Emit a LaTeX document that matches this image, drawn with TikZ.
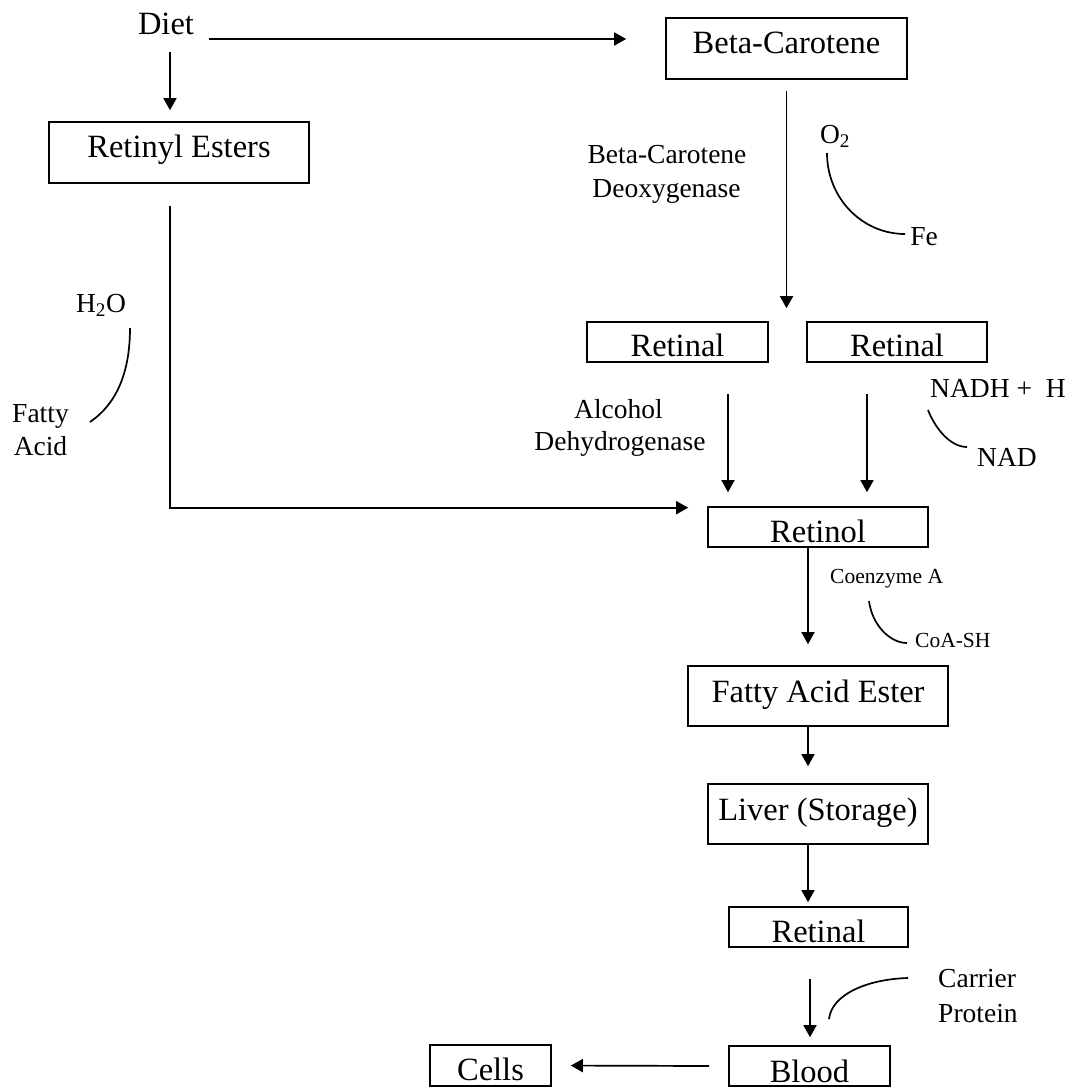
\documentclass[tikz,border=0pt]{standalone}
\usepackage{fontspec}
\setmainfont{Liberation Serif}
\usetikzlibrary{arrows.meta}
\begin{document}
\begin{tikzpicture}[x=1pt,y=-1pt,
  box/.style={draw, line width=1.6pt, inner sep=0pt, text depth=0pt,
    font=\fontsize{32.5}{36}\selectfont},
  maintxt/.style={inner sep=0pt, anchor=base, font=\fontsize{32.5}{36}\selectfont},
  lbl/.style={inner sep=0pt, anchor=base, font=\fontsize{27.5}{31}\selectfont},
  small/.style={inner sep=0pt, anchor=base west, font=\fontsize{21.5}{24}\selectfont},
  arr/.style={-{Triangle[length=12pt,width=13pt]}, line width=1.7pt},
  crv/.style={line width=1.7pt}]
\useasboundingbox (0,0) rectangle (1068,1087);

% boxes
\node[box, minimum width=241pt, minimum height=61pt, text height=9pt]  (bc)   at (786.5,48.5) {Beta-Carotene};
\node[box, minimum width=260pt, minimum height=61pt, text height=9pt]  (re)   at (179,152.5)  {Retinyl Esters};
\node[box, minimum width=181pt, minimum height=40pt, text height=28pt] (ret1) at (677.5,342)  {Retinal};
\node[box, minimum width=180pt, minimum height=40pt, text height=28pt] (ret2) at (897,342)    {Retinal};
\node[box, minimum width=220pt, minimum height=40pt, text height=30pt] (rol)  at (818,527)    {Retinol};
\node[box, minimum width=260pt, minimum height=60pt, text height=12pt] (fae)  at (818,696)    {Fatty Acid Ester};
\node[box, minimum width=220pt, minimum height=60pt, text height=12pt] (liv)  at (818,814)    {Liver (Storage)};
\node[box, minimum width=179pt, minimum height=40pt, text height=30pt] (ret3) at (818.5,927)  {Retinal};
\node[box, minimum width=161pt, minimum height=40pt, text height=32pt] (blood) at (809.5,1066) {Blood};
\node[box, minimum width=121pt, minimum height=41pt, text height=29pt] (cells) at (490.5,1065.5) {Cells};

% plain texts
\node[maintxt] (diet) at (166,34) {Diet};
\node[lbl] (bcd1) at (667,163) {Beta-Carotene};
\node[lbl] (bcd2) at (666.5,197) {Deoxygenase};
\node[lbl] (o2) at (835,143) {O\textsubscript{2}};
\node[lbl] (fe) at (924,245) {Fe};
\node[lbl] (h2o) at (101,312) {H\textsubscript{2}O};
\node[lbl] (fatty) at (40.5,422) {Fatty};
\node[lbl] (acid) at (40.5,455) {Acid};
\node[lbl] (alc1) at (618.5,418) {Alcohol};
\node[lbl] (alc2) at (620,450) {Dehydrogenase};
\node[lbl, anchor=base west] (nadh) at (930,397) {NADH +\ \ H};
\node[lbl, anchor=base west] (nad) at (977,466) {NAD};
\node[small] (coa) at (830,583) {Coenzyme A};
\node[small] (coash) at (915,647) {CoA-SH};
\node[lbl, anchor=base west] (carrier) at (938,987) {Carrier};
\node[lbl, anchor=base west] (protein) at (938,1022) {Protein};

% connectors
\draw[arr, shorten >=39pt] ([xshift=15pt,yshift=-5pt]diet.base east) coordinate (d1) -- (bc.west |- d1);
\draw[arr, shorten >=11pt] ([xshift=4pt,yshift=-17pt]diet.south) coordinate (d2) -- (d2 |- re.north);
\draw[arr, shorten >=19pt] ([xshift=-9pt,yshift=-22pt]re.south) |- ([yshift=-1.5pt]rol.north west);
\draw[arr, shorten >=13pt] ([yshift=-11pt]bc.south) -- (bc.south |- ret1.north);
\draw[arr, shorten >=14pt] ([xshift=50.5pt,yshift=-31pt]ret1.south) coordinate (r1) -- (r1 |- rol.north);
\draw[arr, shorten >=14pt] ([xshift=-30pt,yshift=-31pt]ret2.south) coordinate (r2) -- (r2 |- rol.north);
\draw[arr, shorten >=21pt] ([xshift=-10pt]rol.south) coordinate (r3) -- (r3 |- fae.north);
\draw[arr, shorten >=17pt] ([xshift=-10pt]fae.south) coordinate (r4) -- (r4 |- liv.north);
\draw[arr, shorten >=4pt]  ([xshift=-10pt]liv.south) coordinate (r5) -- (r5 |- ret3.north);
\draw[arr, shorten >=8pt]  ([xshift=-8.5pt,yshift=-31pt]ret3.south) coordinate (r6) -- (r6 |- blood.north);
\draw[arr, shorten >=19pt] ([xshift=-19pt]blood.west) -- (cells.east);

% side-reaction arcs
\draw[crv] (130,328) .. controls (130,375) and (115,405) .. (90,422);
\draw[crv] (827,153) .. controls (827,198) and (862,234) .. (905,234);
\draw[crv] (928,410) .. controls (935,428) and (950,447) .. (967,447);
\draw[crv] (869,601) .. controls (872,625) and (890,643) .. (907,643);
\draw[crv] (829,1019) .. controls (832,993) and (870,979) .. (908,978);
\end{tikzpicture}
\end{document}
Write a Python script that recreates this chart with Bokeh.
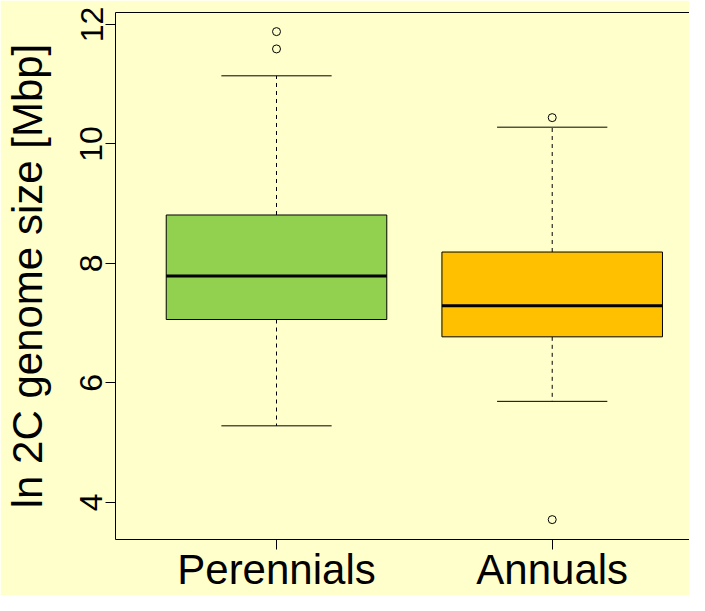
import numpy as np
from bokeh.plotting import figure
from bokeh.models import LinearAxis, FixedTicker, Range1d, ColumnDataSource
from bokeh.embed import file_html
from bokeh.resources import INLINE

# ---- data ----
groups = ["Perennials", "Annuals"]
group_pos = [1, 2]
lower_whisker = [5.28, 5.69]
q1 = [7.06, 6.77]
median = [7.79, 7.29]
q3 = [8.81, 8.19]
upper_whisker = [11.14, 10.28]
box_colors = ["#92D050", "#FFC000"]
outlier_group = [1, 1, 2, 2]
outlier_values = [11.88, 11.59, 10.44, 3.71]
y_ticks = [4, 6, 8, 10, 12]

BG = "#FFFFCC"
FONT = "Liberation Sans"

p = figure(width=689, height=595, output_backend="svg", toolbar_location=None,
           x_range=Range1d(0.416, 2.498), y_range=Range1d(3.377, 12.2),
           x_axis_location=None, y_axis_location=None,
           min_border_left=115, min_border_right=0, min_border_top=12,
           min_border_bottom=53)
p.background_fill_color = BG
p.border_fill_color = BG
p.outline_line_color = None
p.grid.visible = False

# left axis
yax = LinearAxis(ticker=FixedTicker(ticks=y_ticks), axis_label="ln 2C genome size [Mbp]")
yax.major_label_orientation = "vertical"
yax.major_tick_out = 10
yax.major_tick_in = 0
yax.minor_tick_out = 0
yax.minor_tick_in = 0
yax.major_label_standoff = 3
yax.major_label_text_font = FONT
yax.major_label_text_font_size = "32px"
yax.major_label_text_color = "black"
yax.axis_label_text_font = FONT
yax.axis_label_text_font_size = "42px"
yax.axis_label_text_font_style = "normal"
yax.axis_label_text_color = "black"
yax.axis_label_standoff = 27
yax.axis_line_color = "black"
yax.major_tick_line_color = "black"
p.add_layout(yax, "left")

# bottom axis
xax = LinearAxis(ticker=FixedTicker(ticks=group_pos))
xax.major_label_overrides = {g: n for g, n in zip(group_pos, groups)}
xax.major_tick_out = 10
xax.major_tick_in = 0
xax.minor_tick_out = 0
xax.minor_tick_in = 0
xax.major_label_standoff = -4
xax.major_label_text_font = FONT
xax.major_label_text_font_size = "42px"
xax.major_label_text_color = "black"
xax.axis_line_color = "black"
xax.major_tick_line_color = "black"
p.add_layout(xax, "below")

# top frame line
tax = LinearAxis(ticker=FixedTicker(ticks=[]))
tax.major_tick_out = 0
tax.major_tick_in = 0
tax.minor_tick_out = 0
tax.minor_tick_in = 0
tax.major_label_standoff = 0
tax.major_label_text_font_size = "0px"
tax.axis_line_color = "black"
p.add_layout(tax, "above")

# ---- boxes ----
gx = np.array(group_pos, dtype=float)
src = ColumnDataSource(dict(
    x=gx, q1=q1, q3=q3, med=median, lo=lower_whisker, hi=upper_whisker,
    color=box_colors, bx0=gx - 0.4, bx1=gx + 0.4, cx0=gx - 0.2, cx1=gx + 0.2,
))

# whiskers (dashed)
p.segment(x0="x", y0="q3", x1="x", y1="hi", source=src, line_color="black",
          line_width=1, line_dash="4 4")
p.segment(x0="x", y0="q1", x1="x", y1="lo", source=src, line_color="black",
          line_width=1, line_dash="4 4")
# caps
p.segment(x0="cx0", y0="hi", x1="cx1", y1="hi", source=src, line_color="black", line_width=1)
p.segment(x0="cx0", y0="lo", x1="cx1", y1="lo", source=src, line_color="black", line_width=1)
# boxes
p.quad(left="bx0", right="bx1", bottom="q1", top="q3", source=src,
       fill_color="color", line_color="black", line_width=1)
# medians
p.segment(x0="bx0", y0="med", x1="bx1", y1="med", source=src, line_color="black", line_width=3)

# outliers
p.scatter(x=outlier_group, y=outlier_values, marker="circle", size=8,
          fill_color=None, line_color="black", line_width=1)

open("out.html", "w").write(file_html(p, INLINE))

* * * *

* AIM OF THE EXERCISE
Without any pictures, reproduce the lines from the first one in the material through the line that has "minimum width=121pt, minimum", exactly as they appear.

* FINISHED TASK
Emit a LaTeX document that matches this image, drawn with TikZ.
\documentclass[tikz,border=0pt]{standalone}
\usepackage{fontspec}
\setmainfont{Liberation Serif}
\usetikzlibrary{arrows.meta}
\begin{document}
\begin{tikzpicture}[x=1pt,y=-1pt,
  box/.style={draw, line width=1.6pt, inner sep=0pt, text depth=0pt,
    font=\fontsize{32.5}{36}\selectfont},
  maintxt/.style={inner sep=0pt, anchor=base, font=\fontsize{32.5}{36}\selectfont},
  lbl/.style={inner sep=0pt, anchor=base, font=\fontsize{27.5}{31}\selectfont},
  small/.style={inner sep=0pt, anchor=base west, font=\fontsize{21.5}{24}\selectfont},
  arr/.style={-{Triangle[length=12pt,width=13pt]}, line width=1.7pt},
  crv/.style={line width=1.7pt}]
\useasboundingbox (0,0) rectangle (1068,1087);

% boxes
\node[box, minimum width=241pt, minimum height=61pt, text height=9pt]  (bc)   at (786.5,48.5) {Beta-Carotene};
\node[box, minimum width=260pt, minimum height=61pt, text height=9pt]  (re)   at (179,152.5)  {Retinyl Esters};
\node[box, minimum width=181pt, minimum height=40pt, text height=28pt] (ret1) at (677.5,342)  {Retinal};
\node[box, minimum width=180pt, minimum height=40pt, text height=28pt] (ret2) at (897,342)    {Retinal};
\node[box, minimum width=220pt, minimum height=40pt, text height=30pt] (rol)  at (818,527)    {Retinol};
\node[box, minimum width=260pt, minimum height=60pt, text height=12pt] (fae)  at (818,696)    {Fatty Acid Ester};
\node[box, minimum width=220pt, minimum height=60pt, text height=12pt] (liv)  at (818,814)    {Liver (Storage)};
\node[box, minimum width=179pt, minimum height=40pt, text height=30pt] (ret3) at (818.5,927)  {Retinal};
\node[box, minimum width=161pt, minimum height=40pt, text height=32pt] (blood) at (809.5,1066) {Blood};
\node[box, minimum width=121pt, minimum height=41pt, text height=29pt] (cells) at (490.5,1065.5) {Cells};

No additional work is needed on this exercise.